$78,500
Out of stock
These four volumes with 420 stunning fruit engraving is Pomologie Francaise, Recueil des plus beaux fruits cultivés en France. The work was published in Paris by Langlois et Laclerq in 1846. This was the re-printing under a new title of the 1808 publication of Henri Louis Duhamel du Monceau’s Traité des arbres fruitiers […] Nouvelle édition, augmentée d’un grand nombre d’espèces de fruits obtenus des progrès de la culture, par A. Poiteau et P.J.F. Turpin. Sandra Raphael notes that “from 1807 to 1835 a new edition of Duhamel’s Trait des Arbres frutiers, expanded by Poiteau and Turpin, was published in 72 parts with over 400 new plates.
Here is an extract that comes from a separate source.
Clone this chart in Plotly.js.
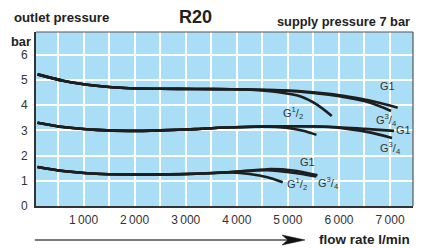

Ten years later, after Turpin’s death, it was reprinted with a new title under the name of Poiteau alone.” The volumes are bound in contemporary green half morocco gilt. The top edge is gilt with other edges uncut.
The work was first published in 1768, but it would be more accurate to view this new edition as its own independent work with the illustrations from Poiteau and Turpin. The work is considered “one of the finest and rares books on fruit, with many beautiful plates.” (Dunthorne) Duhamel authored the work as a practical manual to cultivate and increase consumption of fruit. The work described and illustrated almonds, peaches, nectarines, grapes, many kinds of berries, pears, and apples.
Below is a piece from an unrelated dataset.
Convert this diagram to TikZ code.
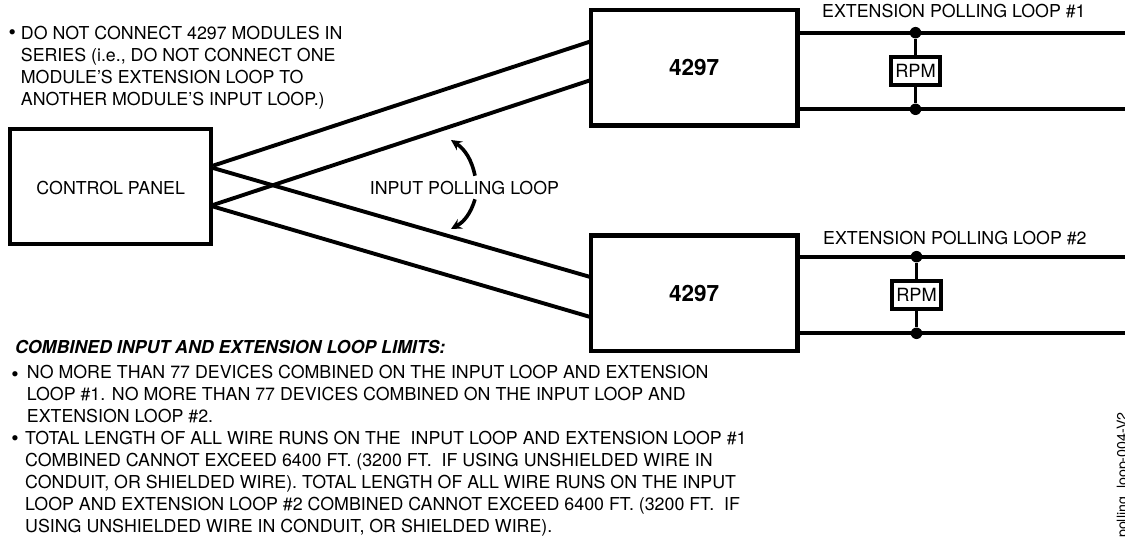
\documentclass[tikz,border=0pt]{standalone}
\usepackage{fontspec}
\setmainfont{TeX Gyre Heros}
\tikzset{node distance=38.3pt, x=1pt, y=-1pt}
\tikzset{
  box/.style={draw, line width=4.4pt, inner sep=0pt},
  wire/.style={line width=3.9pt},
  swoop/.style={line width=3.6pt, -stealth},
  dot/.style={circle, fill, inner sep=0pt, minimum size=11.5pt},
  lbl/.style={inner sep=0pt, anchor=base west, font=\fontsize{17.8}{22}\selectfont},
  note/.style={lbl, align=left},
  mark1/.style={inner sep=0pt, anchor=base, font=\fontsize{21}{22}\selectfont},
  rpmbox/.style={box, minimum width=48.5pt, minimum height=28.3pt, font=\fontsize{18.2}{20}\selectfont},
}
\begin{document}
\begin{tikzpicture}
   \useasboundingbox (0,0) rectangle (1125,537);
   \node(panel) [box, minimum width=201pt, minimum height=115pt, text height=17pt, text depth=0pt, font=\fontsize{17.8}{22}\selectfont] at (110.7,186.5) {CONTROL PANEL};
   \node(mod1) [box, minimum width=206.3pt, minimum height=115.2pt, text height=16.2pt, text depth=0pt, font=\fontsize{22.5}{24}\bfseries] at (694.2,67.9) {4297};
   \node(mod2) [box, minimum width=206.3pt, minimum height=115.5pt, text height=16.8pt, text depth=0pt, font=\fontsize{22.5}{24}\bfseries] at (694.2,293.2) {4297};
   \node(j1) [dot] at (915.5,32.7) {};
   \node(rpm1) [rpmbox, below of=j1] {RPM};
   \node(k1) [dot, below of=rpm1] {};
   \node(j2) [dot] at (916.5,256.7) {};
   \node(rpm2) [rpmbox, below of=j2] {RPM};
   \node(k2) [dot, below of=rpm2] {};
   \coordinate(p1) at (213,165.7);
   \coordinate(p2) at (213,205);
   \coordinate(p3) at (213,168);
   \coordinate(p4) at (213,206.5);
   \coordinate(m1) at (591,41.3);
   \coordinate(m2) at (591,80);
   \coordinate(m3) at (591,277.2);
   \coordinate(m4) at (591,317.2);
   \draw[wire] (p1) -- (m1);
   \draw[wire] (p2) -- (m2);
   \draw[wire] (p3) -- (m3);
   \draw[wire] (p4) -- (m4);
   \coordinate(e1) at (1125,32.7);
   \coordinate(f1) at (1125,109.3);
   \coordinate(e2) at (1125,256.7);
   \coordinate(f2) at (1125,332.7);
   \draw[wire] (mod1.east |- e1) -- (e1);
   \draw[wire] (mod1.east |- f1) -- (f1);
   \draw[wire] (mod2.east |- e2) -- (e2);
   \draw[wire] (mod2.east |- f2) -- (f2);
   \draw[wire] (j1) -- (rpm1);
   \draw[wire] (rpm1) -- (k1);
   \draw[wire] (j2) -- (rpm2);
   \draw[wire] (rpm2) -- (k2);
   \node(input) [lbl] at (369.6,195) {INPUT POLLING LOOP};
   \coordinate(a1) at (475,175.7);
   \coordinate(a2) at (451,140);
   \coordinate(b1) at (475,199.3);
   \coordinate(b2) at (451,229);
   \draw[swoop] (a1) to [bend right=22] (a2);
   \draw[swoop] (b1) to [bend left=22] (b2);
   \node(ext1) [lbl] at (822,17.7) {EXTENSION POLLING LOOP \#1};
   \node(ext2) [lbl] at (823,244.3) {EXTENSION POLLING LOOP \#2};
   \node(dot1) [mark1] at (12.3,39.5) {\textbullet};
   \node(warn) [note, anchor=north west] at (20.7,26) {DO NOT CONNECT 4297 MODULES IN\\SERIES (i.e., DO NOT CONNECT ONE\\MODULE'S EXTENSION LOOP TO\\ANOTHER MODULE'S INPUT LOOP.)};
   \node(head) [lbl, font=\fontsize{17.8}{22}\bfseries\itshape] at (15,353.3) {COMBINED INPUT AND EXTENSION LOOP LIMITS:};
   \node(dot2) [mark1] at (15,381.1) {\textbullet};
   \node(lim1) [note, anchor=north west] at (26.7,365) {NO MORE THAN 77 DEVICES COMBINED ON THE INPUT LOOP AND EXTENSION\\LOOP \#1. NO MORE THAN 77 DEVICES COMBINED ON THE INPUT LOOP AND\\EXTENSION LOOP \#2.};
   \node(dot3) [mark1] at (15,445.1) {\textbullet};
   \node(lim2) [note, anchor=north west] at (25,431) {TOTAL LENGTH OF ALL WIRE RUNS ON THE \ INPUT LOOP AND EXTENSION LOOP \#1\\COMBINED CANNOT EXCEED 6400 FT. (3200 FT. \ IF USING UNSHIELDED WIRE IN\\CONDUIT, OR SHIELDED WIRE). TOTAL LENGTH OF ALL WIRE RUNS ON THE INPUT\\LOOP AND EXTENSION LOOP \#2 COMBINED CANNOT EXCEED 6400 FT. (3200 FT. \ IF\\USING UNSHIELDED WIRE IN CONDUIT, OR SHIELDED WIRE).};
   \node(tag) [inner sep=0pt, anchor=base east, rotate=90, font=\fontsize{14.2}{16}\selectfont] at (1127,412) {polling\_loop-004-V2};
\end{tikzpicture}
\end{document}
The engravings were completed by Victor, Bouquet, Gabriel, Giraud, and others. They were printed by Langlois. Each engraving was printed in color with original hand-finishing. The engravings were completed after orignal illustrations by Antoine Poiteau & Pierre-Jean-Francois Turpin. Antoine Poiteau was a pupil of Pierre Joseph-Redoute and was trained as a botanist. Pierre-Jean-François Turpin was a self-taught artist that published a number of his own works.